WHAT THE TASK ASKS - Exactly repeat the material, dropping only the pictures.

DATASET RECORDS -
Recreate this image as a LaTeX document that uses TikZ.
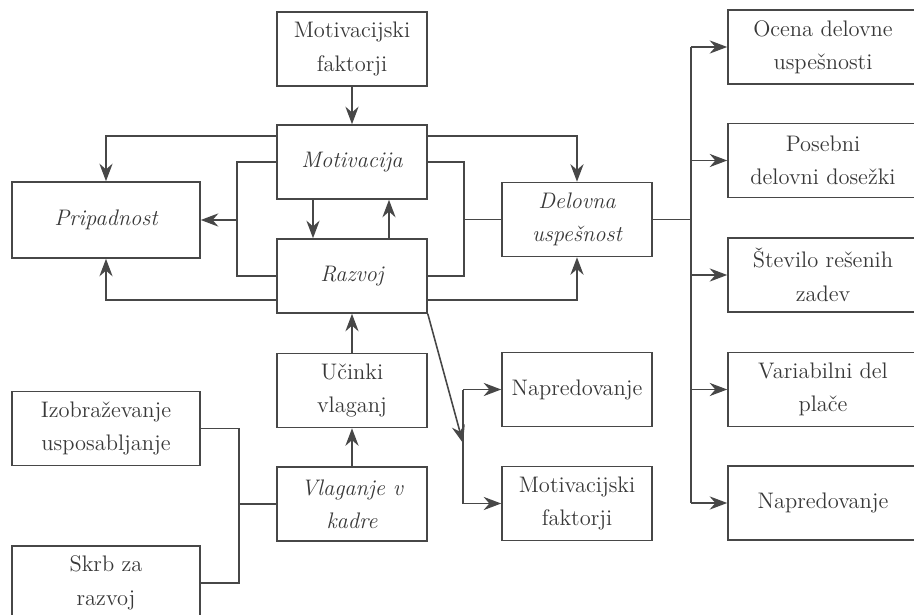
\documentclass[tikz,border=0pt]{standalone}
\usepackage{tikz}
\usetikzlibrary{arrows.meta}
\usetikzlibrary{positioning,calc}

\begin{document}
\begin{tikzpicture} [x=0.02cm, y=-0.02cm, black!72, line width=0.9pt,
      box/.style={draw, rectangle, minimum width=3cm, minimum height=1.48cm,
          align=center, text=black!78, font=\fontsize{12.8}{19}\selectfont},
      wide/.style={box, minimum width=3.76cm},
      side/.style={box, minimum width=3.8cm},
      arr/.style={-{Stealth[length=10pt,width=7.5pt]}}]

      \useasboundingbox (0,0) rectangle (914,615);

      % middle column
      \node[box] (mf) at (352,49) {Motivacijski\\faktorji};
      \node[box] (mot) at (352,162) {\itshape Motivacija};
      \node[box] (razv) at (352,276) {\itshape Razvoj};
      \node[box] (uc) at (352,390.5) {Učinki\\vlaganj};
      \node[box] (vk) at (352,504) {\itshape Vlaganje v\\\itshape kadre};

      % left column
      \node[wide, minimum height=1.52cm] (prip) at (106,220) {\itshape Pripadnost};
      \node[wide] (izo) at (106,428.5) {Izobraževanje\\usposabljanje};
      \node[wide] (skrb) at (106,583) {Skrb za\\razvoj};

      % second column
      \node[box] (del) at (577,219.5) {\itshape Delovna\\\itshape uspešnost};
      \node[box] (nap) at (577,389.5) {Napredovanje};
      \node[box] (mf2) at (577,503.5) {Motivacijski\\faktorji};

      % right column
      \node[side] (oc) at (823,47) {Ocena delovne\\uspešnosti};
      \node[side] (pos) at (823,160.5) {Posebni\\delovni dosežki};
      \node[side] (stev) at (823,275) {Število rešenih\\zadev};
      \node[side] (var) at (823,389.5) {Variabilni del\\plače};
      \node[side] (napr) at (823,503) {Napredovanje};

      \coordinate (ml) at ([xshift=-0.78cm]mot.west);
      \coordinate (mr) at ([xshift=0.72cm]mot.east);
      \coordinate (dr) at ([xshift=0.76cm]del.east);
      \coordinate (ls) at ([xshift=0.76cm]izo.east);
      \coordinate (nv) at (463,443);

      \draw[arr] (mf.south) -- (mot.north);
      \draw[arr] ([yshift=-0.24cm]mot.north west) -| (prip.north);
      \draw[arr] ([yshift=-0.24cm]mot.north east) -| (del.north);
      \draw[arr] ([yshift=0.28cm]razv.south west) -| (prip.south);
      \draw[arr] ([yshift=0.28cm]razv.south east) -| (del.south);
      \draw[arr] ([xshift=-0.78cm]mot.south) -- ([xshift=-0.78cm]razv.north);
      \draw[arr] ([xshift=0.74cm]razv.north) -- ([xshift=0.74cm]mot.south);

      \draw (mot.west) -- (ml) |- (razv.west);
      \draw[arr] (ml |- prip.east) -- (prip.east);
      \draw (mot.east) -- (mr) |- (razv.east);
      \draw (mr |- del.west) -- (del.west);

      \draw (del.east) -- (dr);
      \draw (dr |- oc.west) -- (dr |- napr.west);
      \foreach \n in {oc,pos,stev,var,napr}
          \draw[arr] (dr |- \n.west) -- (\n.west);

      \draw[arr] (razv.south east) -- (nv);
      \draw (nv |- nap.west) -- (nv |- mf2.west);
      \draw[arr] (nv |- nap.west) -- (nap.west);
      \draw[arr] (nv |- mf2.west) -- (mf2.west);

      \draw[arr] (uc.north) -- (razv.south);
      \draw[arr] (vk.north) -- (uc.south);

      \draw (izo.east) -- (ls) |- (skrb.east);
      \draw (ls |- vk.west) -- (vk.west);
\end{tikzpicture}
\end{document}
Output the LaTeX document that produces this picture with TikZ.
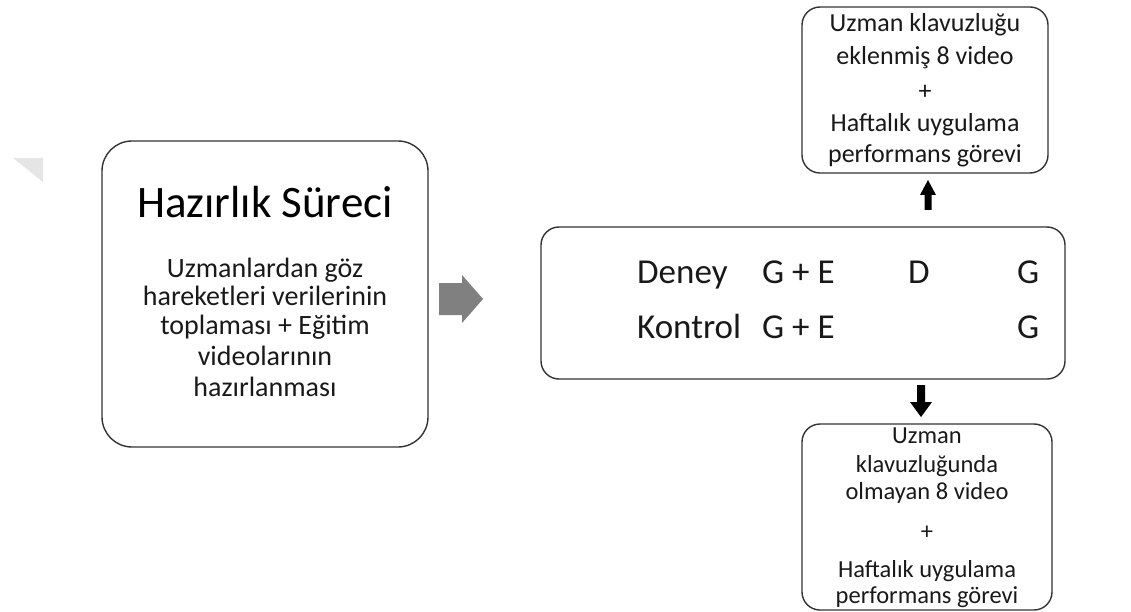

ANSWER FOR THE TASK -
Recreate this image as a LaTeX document that uses TikZ.
\documentclass[tikz,border=0pt]{standalone}
\usepackage{tikz}
\usetikzlibrary{arrows.meta}
\usetikzlibrary{positioning,calc}

\begin{document}
\begin{tikzpicture} [x=0.02cm, y=-0.02cm, black!72, line width=0.9pt,
      box/.style={draw, rectangle, minimum width=3cm, minimum height=1.48cm,
          align=center, text=black!78, font=\fontsize{12.8}{19}\selectfont},
      wide/.style={box, minimum width=3.76cm},
      side/.style={box, minimum width=3.8cm},
      arr/.style={-{Stealth[length=10pt,width=7.5pt]}}]

      \useasboundingbox (0,0) rectangle (914,615);

      % middle column
      \node[box] (mf) at (352,49) {Motivacijski\\faktorji};
      \node[box] (mot) at (352,162) {\itshape Motivacija};
      \node[box] (razv) at (352,276) {\itshape Razvoj};
      \node[box] (uc) at (352,390.5) {Učinki\\vlaganj};
      \node[box] (vk) at (352,504) {\itshape Vlaganje v\\\itshape kadre};

      % left column
      \node[wide, minimum height=1.52cm] (prip) at (106,220) {\itshape Pripadnost};
      \node[wide] (izo) at (106,428.5) {Izobraževanje\\usposabljanje};
      \node[wide] (skrb) at (106,583) {Skrb za\\razvoj};

      % second column
      \node[box] (del) at (577,219.5) {\itshape Delovna\\\itshape uspešnost};
      \node[box] (nap) at (577,389.5) {Napredovanje};
      \node[box] (mf2) at (577,503.5) {Motivacijski\\faktorji};

      % right column
      \node[side] (oc) at (823,47) {Ocena delovne\\uspešnosti};
      \node[side] (pos) at (823,160.5) {Posebni\\delovni dosežki};
      \node[side] (stev) at (823,275) {Število rešenih\\zadev};
      \node[side] (var) at (823,389.5) {Variabilni del\\plače};
      \node[side] (napr) at (823,503) {Napredovanje};

      \coordinate (ml) at ([xshift=-0.78cm]mot.west);
      \coordinate (mr) at ([xshift=0.72cm]mot.east);
      \coordinate (dr) at ([xshift=0.76cm]del.east);
      \coordinate (ls) at ([xshift=0.76cm]izo.east);
      \coordinate (nv) at (463,443);

      \draw[arr] (mf.south) -- (mot.north);
      \draw[arr] ([yshift=-0.24cm]mot.north west) -| (prip.north);
      \draw[arr] ([yshift=-0.24cm]mot.north east) -| (del.north);
      \draw[arr] ([yshift=0.28cm]razv.south west) -| (prip.south);
      \draw[arr] ([yshift=0.28cm]razv.south east) -| (del.south);
      \draw[arr] ([xshift=-0.78cm]mot.south) -- ([xshift=-0.78cm]razv.north);
      \draw[arr] ([xshift=0.74cm]razv.north) -- ([xshift=0.74cm]mot.south);

      \draw (mot.west) -- (ml) |- (razv.west);
      \draw[arr] (ml |- prip.east) -- (prip.east);
      \draw (mot.east) -- (mr) |- (razv.east);
      \draw (mr |- del.west) -- (del.west);

      \draw (del.east) -- (dr);
      \draw (dr |- oc.west) -- (dr |- napr.west);
      \foreach \n in {oc,pos,stev,var,napr}
          \draw[arr] (dr |- \n.west) -- (\n.west);

      \draw[arr] (razv.south east) -- (nv);
      \draw (nv |- nap.west) -- (nv |- mf2.west);
      \draw[arr] (nv |- nap.west) -- (nap.west);
      \draw[arr] (nv |- mf2.west) -- (mf2.west);

      \draw[arr] (uc.north) -- (razv.south);
      \draw[arr] (vk.north) -- (uc.south);

      \draw (izo.east) -- (ls) |- (skrb.east);
      \draw (ls |- vk.west) -- (vk.west);
\end{tikzpicture}
\end{document}
Output the LaTeX document that produces this picture with TikZ.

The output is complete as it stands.